— begin Source excerpt —

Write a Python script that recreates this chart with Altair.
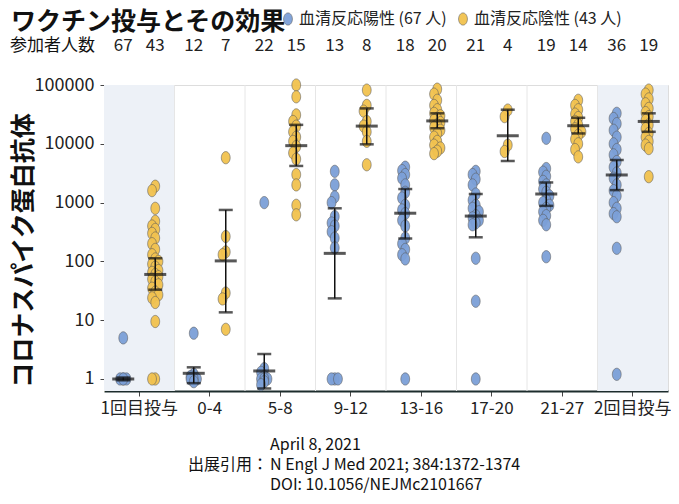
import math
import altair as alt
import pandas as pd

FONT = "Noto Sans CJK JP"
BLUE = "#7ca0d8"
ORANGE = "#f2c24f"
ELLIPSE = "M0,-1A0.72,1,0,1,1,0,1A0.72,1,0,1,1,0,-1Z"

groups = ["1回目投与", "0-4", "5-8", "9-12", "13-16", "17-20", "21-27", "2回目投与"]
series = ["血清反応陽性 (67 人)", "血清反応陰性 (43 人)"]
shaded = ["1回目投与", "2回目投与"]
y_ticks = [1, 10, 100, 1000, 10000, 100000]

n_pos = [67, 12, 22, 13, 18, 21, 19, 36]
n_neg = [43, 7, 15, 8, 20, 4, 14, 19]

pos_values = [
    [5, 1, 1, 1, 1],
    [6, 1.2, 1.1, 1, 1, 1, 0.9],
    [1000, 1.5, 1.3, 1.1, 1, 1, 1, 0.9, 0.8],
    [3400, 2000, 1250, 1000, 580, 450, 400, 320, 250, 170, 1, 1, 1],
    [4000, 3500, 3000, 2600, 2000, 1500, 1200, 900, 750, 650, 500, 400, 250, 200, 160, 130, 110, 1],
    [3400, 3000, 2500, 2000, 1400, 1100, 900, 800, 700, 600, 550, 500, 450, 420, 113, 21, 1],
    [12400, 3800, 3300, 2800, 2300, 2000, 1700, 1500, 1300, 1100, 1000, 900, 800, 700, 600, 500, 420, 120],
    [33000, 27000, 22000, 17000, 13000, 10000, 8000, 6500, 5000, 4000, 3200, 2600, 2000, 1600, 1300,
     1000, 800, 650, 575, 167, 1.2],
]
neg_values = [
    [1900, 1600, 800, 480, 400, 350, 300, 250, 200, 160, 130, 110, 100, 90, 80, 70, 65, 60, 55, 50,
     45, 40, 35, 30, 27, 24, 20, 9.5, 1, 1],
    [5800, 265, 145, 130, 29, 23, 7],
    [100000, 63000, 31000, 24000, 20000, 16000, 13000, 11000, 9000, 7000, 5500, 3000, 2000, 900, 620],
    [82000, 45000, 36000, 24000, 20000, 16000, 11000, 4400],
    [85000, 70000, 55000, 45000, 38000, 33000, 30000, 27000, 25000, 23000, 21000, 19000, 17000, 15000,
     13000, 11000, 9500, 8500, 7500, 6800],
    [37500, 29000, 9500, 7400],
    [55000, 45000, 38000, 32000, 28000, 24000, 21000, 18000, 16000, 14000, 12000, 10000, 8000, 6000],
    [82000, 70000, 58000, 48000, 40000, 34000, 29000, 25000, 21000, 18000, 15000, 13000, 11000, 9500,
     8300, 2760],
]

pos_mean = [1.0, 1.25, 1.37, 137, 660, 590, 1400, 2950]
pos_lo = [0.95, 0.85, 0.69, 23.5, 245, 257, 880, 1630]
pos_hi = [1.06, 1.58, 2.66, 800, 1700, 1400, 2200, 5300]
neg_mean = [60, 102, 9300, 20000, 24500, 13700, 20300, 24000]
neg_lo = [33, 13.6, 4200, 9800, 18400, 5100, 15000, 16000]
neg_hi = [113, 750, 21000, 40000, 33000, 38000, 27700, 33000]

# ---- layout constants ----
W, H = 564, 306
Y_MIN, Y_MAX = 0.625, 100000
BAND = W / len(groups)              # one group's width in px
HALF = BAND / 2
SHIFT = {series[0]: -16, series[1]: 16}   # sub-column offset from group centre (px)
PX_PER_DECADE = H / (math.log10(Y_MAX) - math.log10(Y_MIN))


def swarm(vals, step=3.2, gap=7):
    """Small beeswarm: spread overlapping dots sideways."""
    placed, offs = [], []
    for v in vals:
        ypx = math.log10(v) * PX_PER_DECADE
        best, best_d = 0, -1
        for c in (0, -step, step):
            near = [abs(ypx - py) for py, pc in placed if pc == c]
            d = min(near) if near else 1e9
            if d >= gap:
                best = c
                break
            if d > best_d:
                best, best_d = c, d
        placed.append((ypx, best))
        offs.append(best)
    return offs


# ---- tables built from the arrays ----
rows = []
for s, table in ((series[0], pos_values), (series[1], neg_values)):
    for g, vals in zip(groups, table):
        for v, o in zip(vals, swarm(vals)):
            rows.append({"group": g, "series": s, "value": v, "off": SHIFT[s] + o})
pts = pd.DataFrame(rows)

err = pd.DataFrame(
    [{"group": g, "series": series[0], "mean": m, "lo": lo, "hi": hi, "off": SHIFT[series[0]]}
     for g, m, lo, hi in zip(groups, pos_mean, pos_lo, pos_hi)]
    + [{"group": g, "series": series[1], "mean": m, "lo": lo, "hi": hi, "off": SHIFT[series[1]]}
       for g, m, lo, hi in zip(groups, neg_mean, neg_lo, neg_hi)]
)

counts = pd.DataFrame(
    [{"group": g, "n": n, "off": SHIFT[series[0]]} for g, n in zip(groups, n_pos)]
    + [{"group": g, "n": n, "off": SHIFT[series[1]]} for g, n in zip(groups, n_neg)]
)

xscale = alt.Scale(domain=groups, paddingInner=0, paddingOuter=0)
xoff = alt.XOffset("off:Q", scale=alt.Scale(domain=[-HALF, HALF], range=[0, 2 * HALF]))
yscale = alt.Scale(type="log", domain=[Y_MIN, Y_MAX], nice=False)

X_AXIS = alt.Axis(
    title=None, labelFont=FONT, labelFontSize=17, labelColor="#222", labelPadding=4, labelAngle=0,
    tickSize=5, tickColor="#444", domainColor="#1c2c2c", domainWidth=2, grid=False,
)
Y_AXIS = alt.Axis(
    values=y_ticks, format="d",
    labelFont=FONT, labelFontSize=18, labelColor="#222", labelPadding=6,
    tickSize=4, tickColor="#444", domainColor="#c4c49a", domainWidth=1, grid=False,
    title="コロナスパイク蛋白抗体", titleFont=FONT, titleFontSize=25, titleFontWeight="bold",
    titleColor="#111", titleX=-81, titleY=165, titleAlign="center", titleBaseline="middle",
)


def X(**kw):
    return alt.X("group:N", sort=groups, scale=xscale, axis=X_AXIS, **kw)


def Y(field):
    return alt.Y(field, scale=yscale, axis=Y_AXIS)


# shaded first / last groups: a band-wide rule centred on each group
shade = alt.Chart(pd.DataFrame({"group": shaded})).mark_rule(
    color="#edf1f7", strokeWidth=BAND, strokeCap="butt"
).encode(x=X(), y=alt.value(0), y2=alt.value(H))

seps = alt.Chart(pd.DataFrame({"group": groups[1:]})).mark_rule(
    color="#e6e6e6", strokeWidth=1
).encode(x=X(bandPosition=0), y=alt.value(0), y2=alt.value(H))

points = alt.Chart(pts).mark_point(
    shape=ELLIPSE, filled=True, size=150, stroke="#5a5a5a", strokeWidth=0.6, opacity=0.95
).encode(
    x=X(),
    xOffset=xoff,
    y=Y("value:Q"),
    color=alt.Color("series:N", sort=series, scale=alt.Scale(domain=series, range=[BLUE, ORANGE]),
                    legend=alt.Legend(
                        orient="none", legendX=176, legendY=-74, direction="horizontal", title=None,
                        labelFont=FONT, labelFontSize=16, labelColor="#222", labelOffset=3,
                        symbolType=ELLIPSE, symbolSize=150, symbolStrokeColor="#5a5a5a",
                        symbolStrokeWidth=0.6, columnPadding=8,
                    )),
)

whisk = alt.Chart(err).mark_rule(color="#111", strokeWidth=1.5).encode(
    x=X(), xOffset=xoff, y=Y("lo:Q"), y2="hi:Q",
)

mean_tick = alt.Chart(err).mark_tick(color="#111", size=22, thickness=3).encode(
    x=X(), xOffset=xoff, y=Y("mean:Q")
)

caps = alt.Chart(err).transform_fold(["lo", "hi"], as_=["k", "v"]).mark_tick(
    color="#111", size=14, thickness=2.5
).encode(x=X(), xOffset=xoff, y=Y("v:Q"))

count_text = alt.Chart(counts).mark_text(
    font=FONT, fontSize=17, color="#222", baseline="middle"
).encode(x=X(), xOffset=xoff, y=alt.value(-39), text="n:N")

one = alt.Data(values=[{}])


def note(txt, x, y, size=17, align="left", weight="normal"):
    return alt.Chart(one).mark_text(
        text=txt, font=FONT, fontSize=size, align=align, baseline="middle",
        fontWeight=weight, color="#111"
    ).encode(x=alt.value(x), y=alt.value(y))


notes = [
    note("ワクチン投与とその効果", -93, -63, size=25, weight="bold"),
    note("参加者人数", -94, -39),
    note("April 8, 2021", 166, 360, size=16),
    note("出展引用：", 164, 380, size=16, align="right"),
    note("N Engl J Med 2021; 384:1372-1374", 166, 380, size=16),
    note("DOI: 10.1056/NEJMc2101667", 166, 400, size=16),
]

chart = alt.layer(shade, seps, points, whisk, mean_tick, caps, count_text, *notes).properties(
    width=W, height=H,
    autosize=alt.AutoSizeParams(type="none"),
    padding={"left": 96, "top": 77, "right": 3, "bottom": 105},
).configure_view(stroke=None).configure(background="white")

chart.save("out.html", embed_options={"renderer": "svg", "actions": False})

— end Source excerpt —

*What is needed*
Set down again, exactly, the lines of the material above from its first line to the one with "n_neg = [43, 7, 15, 8, 20, 4, 14, 19]", inclusive. Leave the pictures out.

*Correct answer*
Write a Python script that recreates this chart with Altair.
import math
import altair as alt
import pandas as pd

FONT = "Noto Sans CJK JP"
BLUE = "#7ca0d8"
ORANGE = "#f2c24f"
ELLIPSE = "M0,-1A0.72,1,0,1,1,0,1A0.72,1,0,1,1,0,-1Z"

groups = ["1回目投与", "0-4", "5-8", "9-12", "13-16", "17-20", "21-27", "2回目投与"]
series = ["血清反応陽性 (67 人)", "血清反応陰性 (43 人)"]
shaded = ["1回目投与", "2回目投与"]
y_ticks = [1, 10, 100, 1000, 10000, 100000]

n_pos = [67, 12, 22, 13, 18, 21, 19, 36]
n_neg = [43, 7, 15, 8, 20, 4, 14, 19]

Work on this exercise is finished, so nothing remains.